Until recently, all season rooms had the same issues with three season rooms. Even when the door to the home remained in place, some building officials would apply the insulation minimums of conventional construction to the wall and roof panels of the sunroom. The walls and roof panels of an all season enclosure are not thick enough to meet those minimums. The minimum insulation value for glass however is quite low, so you could install an all glass solarium to your home, and even permanently open up the wall to the house. This was very unfair, since all season sunrooms had far more insulation than solariums.

All that changed, at least in Ontario, with recent clarifications to Supplementary Bulletin 12 (SB-12). SB-12 dealt with sunrooms and solariums but inadvertently gave an unfair advantage to solariums. The recent clarifications allow sunroom wall and roof panels to meet the same insulation criteria as the glazing. So now you can have your all season room open to the house, heat it, cool it, enjoy it!
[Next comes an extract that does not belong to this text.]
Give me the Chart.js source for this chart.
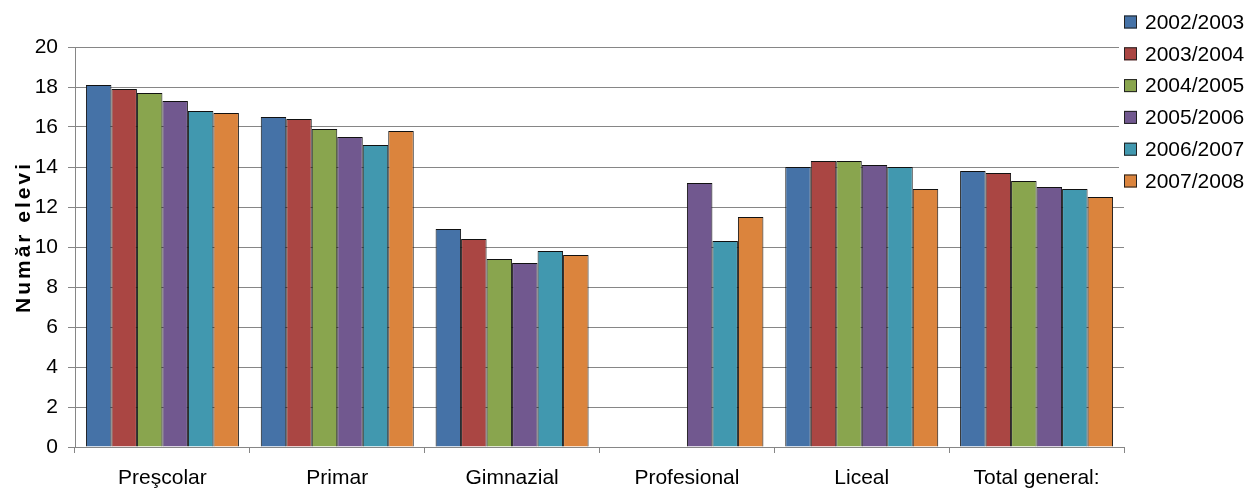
<!DOCTYPE html>
<html>
<head>
<meta charset="utf-8">
<script src="https://cdn.jsdelivr.net/npm/chart.js@4/dist/chart.umd.min.js"></script>
<style>
  html, body { margin: 0; padding: 0; background: #fff; }
  #wrap { width: 1250px; height: 490px; }
</style>
</head>
<body>
<div id="wrap"><canvas id="myChart" width="1250" height="490"></canvas></div>
<script>
// categories and series
var categories = ["Preşcolar", "Primar", "Gimnazial", "Profesional", "Liceal", "Total general:"];
var years = ["2002/2003", "2003/2004", "2004/2005", "2005/2006", "2006/2007", "2007/2008"];

var y2002 = [18.1, 16.5, 10.9, null, 14.0, 13.8];
var y2003 = [17.9, 16.4, 10.4, null, 14.3, 13.7];
var y2004 = [17.7, 15.9, 9.4, null, 14.3, 13.3];
var y2005 = [17.3, 15.5, 9.2, 13.2, 14.1, 13.0];
var y2006 = [16.8, 15.1, 9.8, 10.3, 14.0, 12.9];
var y2007 = [16.7, 15.8, 9.6, 11.5, 12.9, 12.5];

var seriesValues = [y2002, y2003, y2004, y2005, y2006, y2007];
var colors = ["#4572A7", "#AA4643", "#89A54E", "#71588F", "#4198AF", "#DB843D"];

var yTitle = "Număr elevi";
var fontFam = "'Liberation Sans', Arial, sans-serif";

//draw the legend on top-right and the y axis title
var extras = {
  id: "extras",
  afterDraw: function(chart) {
    var c = chart.ctx;
    c.save();
    // white background behind legend
    c.fillStyle = "#fff";
    c.fillRect(1119, 0, 131, 196);
    c.font = "21px " + fontFam;
    c.textBaseline = "middle";
    c.textAlign = "left";
    for (var i = 0; i < years.length; i++) {
      var y = 22 + i * 31.8;
      c.fillStyle = colors[i];
      c.fillRect(1124, y - 6.5, 13, 13);
      c.strokeStyle = "#222";
      c.lineWidth = 1;
      c.strokeRect(1124.5, y - 6, 12, 12);
      c.fillStyle = "#000";
      c.fillText(years[i], 1145, y + 1);
    }
    // y title
    c.translate(24, 237);
    c.rotate(-Math.PI / 2);
    c.font = "bold 21px " + fontFam;
    c.letterSpacing = "3px";
    c.textAlign = "center";
    c.fillStyle = "#000";
    c.fillText(yTitle, 0, 0);
    c.restore();
  }
};

var datasets = seriesValues.map(function(vals, i) {
  return {
    label: years[i],
    data: vals,
    backgroundColor: colors[i],
    borderColor: "#111",
    borderWidth: 1,
    barPercentage: 1.0,
    categoryPercentage: 0.875
  };
});

var myChart = new Chart(document.getElementById("myChart"), {
  type: "bar",
  data: { labels: categories, datasets: datasets },
  plugins: [extras],
  options: {
    responsive: false,
    animation: false,
    layout: { padding: { top: 47, right: 126, left: 0, bottom: 0 } },
    plugins: { legend: { display: false }, tooltip: { enabled: false } },
    scales: {
      x: {
        afterFit: function(s) { s.height = 43; },
        grid: { offset: true, drawOnChartArea: false, drawTicks: true, tickLength: 6, color: "#868686" },
        border: { color: "#868686" },
        ticks: { color: "#000", font: { family: fontFam, size: 21 }, padding: 13, maxRotation: 0, autoSkip: false }
      },
      y: {
        min: 0,
        max: 20,
        afterFit: function(s) { s.width = 75; },
        ticks: { stepSize: 2, color: "#000", font: { family: fontFam, size: 21 }, padding: 10 },
        grid: { color: "#868686", tickLength: 7 },
        border: { color: "#868686" }
      }
    }
  }
});
</script>
</body>
</html>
Say thanks to the Canadian Sunroom Manufacturers Association (CSMA) for their efforts in this matter.

In the End…

To me, an all season sunroom isn’t better than a three season, it suits a different purpose. People who have a three season room may be more of the outdoors type, preferring the summer breeze to air conditioning, to hear the birds and view their garden. People who purchase a four season room may have requirements that dictate a more controlled environment or more year round living space.

Typically you will put in some nice flooring, maybe some wicker furniture, and you will enjoy it no matter which style of room you have… as a play room… with a coffee and the morning paper… with kids or grand kids… watching the golf game… as a room for your pets… it will quickly become the favourite room of the house.